Last Minute Video Considerations: Clint Eastwood and Frank Sinatra
MGM Home Video has offered up thirteen different star-centered CD packs, all conveniently priced at $24.95 but savvy shoppers can find them for as little as $14.95. Each box set features four films from the studio’s vast library and neatly packages them together.
What you pay for in convenience, though, you lose in the rich DVD experience that many aficionados want from their home video. The films come with commentary and maybe the trailer but little else. So, if your recipient is a major fan of the films and/or stars, be warned.
Having said that, two that were sent for review, are pretty nice. The Clint Eastwood Star Collection offers up A Fistful of Dollars, For A Few Dollars More, The Good, The Bad and the Ugly, and Hang ‘Em High. That’s 721 minutes of Clint in his spaghetti western days and the birth of a film icon. Oddly, A Fistful of Dollars and Hang ‘Em High come with widescreen versions on one-side and fullscreen on the other while the remaining duo are in standard widescreen,
Consider 1964’s A Fistful of Dollars, which effectively launched the careers of Eastwood, director Sergio Leone, and composer Ennio Morricone. This also was the first in the Man with No Name trilogy, a legendary everyman figure who has endured way beyond the films and even stars in his own comic book. The film was also a turning point in how westerns were made, beginning a new chapter for the then-tired genre.
While effectively a remake of Akira Kurosawa’s Yojimbo, this film set up the standards of good versus evil as viewed through the prism of 1960s filmmaking, which had fewer restrictions than in previous decades and allowed the bad to be truly wicked and violent. There’s little doubt Eastwood’s silent, squinting figure inspired many a film knockoff and even contributed to the character of Jonah Hex (start making your comparisons when the Hex film opens next June). He had come a long way from Rawhide’s Rowdy Yates.
Four films in five years established Eastwood as a major actor and kept the genre vital, while inspiring a new generation of filmmakers to try new approaches to older material. You can certainly see it in the works of Coppola and even Lucas.
An odder assortment is the Frank Sinatra Star Collection which offers us Guys And Dolls, A Hole in the Head, Manchurian Candidate, and Sergeant’s 3 which are in no way thematically linked, just using Old Blue Eyes as the common denominator. All four films come only in widescreen and again with minimal extras.
I will admit to a fondness for Guys And Dolls and think the movie, flaws and all, is a delight to watch. Marlon Brando isn’t much of a singer but makes for a fine guy and the movie does give us Stubby Kaye’s rousing “Sit Down You’re Rocking the Boat”.
During the 1950s, Sinatra was stretching his acting chops and his best work, Maggio in From Here to Eternity, is missing from this box set. Instead, we get the long-forgotten A Hole in the Head that asks us to accept Sinatra and Edward G. Robinson as brothers.
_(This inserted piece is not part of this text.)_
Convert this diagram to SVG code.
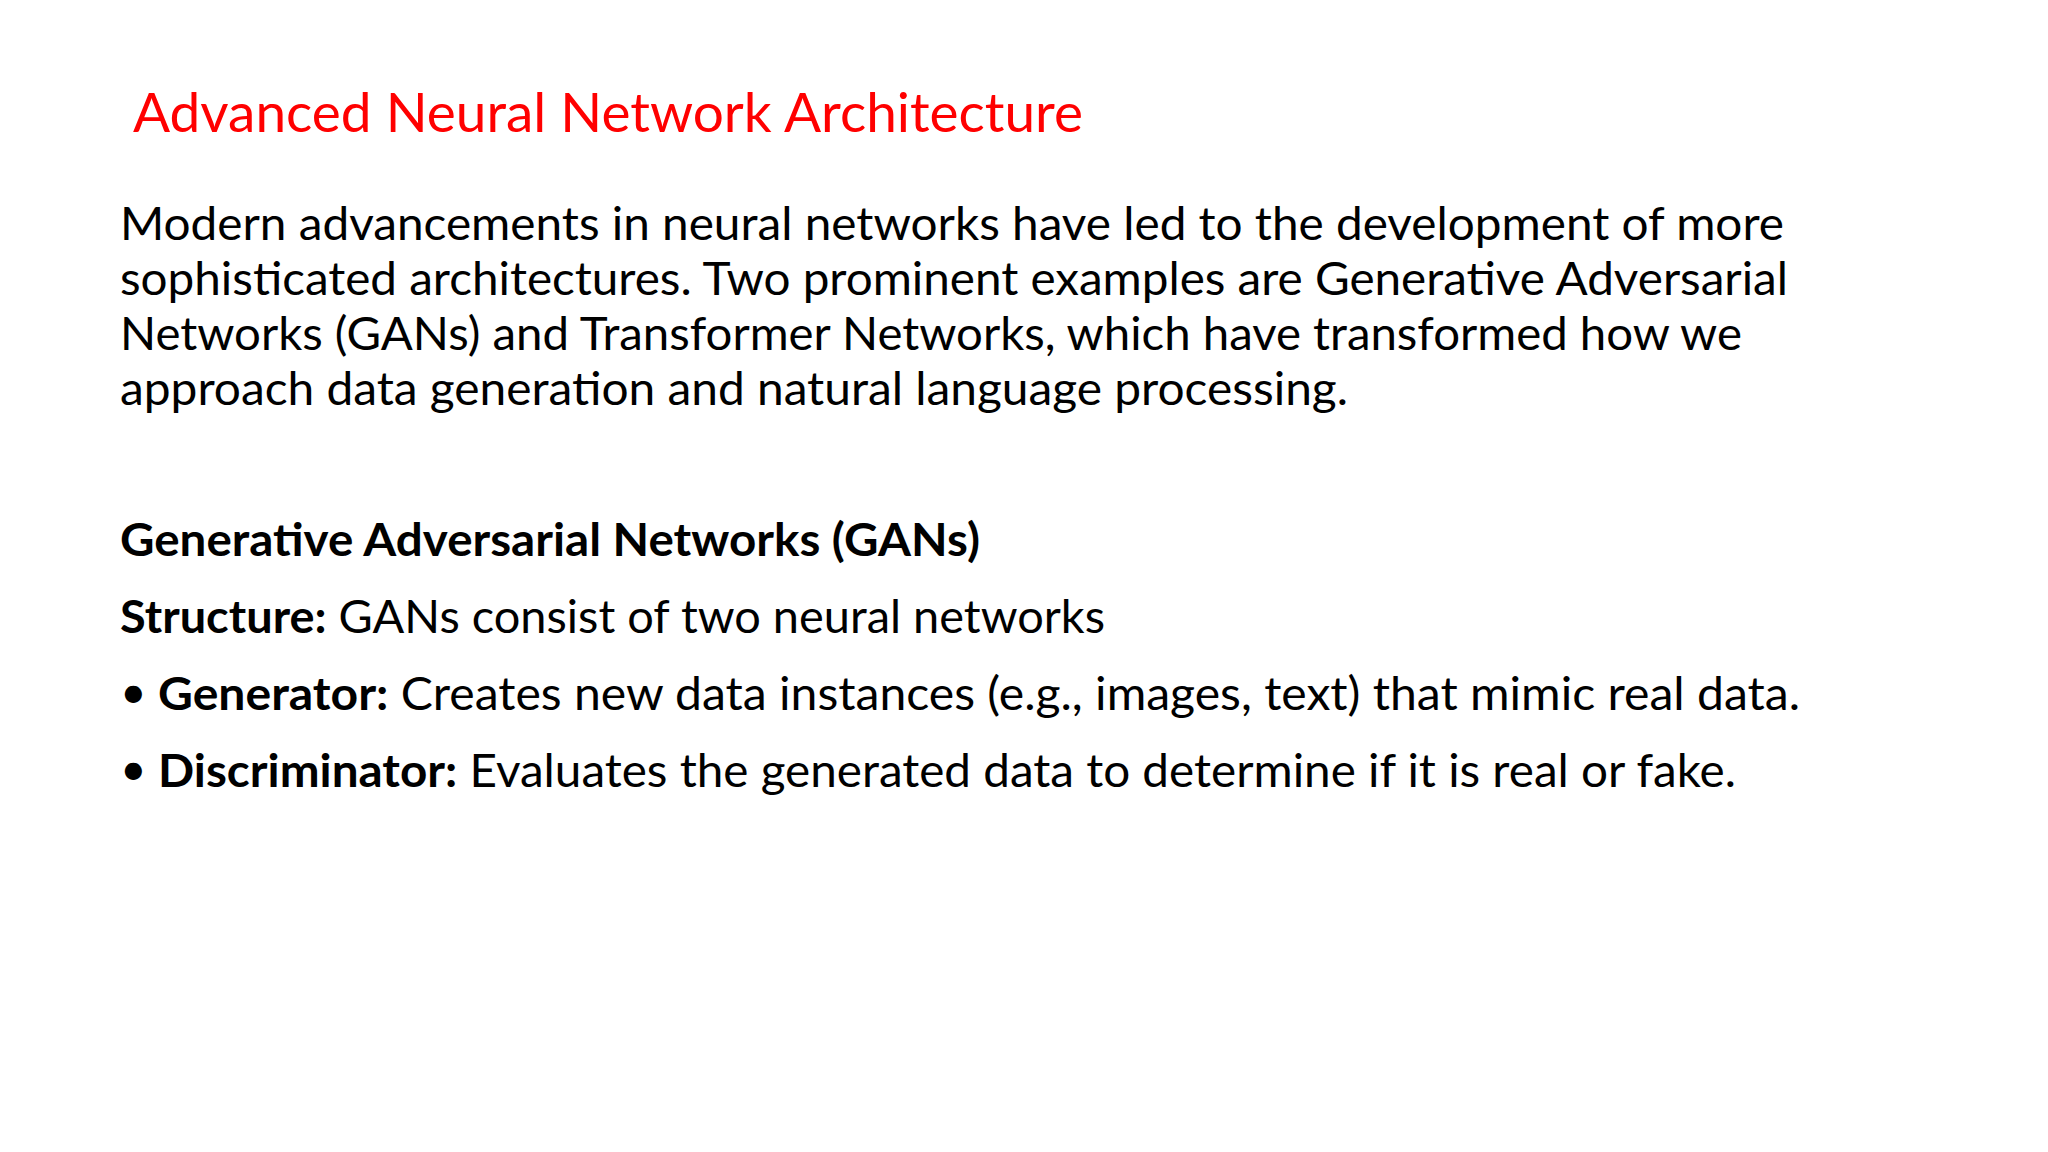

Based on the 1957 play of the same name, it does posit the notion of an Amusement Park in Florida with the wonderful Keenan Wynn as the Disney stand-in. The film, directed by Frank Capra, is amusing and has a nice cast, including a pre-Addams Carolyn Jones. It also gives us the Sinatra standard “High Hopes”.
By 1962 Sinatra was firmly gripped in the Rat Pack lifestyle and made numerous films with his buddies as embodied in Ocean’s 11. With Dean Martin and Peter Lawford, Sinatra also made the forgettable Sergeant’s 3, a lame remake of Gunga Din. The movie languished forgotten until it finally emerged on DVD just last year and is now slipped into this set.
Far more engaging is the same year’s Manchurian Candidate. The gripping drama is far superior to the recent remake and is a terrific Cold War tale with a strong cast including Angela Lansbury. For a time controversial, it is now one of the strongest Sinatra dramatic performances and a movie that holds up well despite the years and changing global politics.
Other sets of note to ComicMix fans include Gary Cooper, Jody Foster, Nicolas Cage, Robert Downey, Jr., and Sean Connery.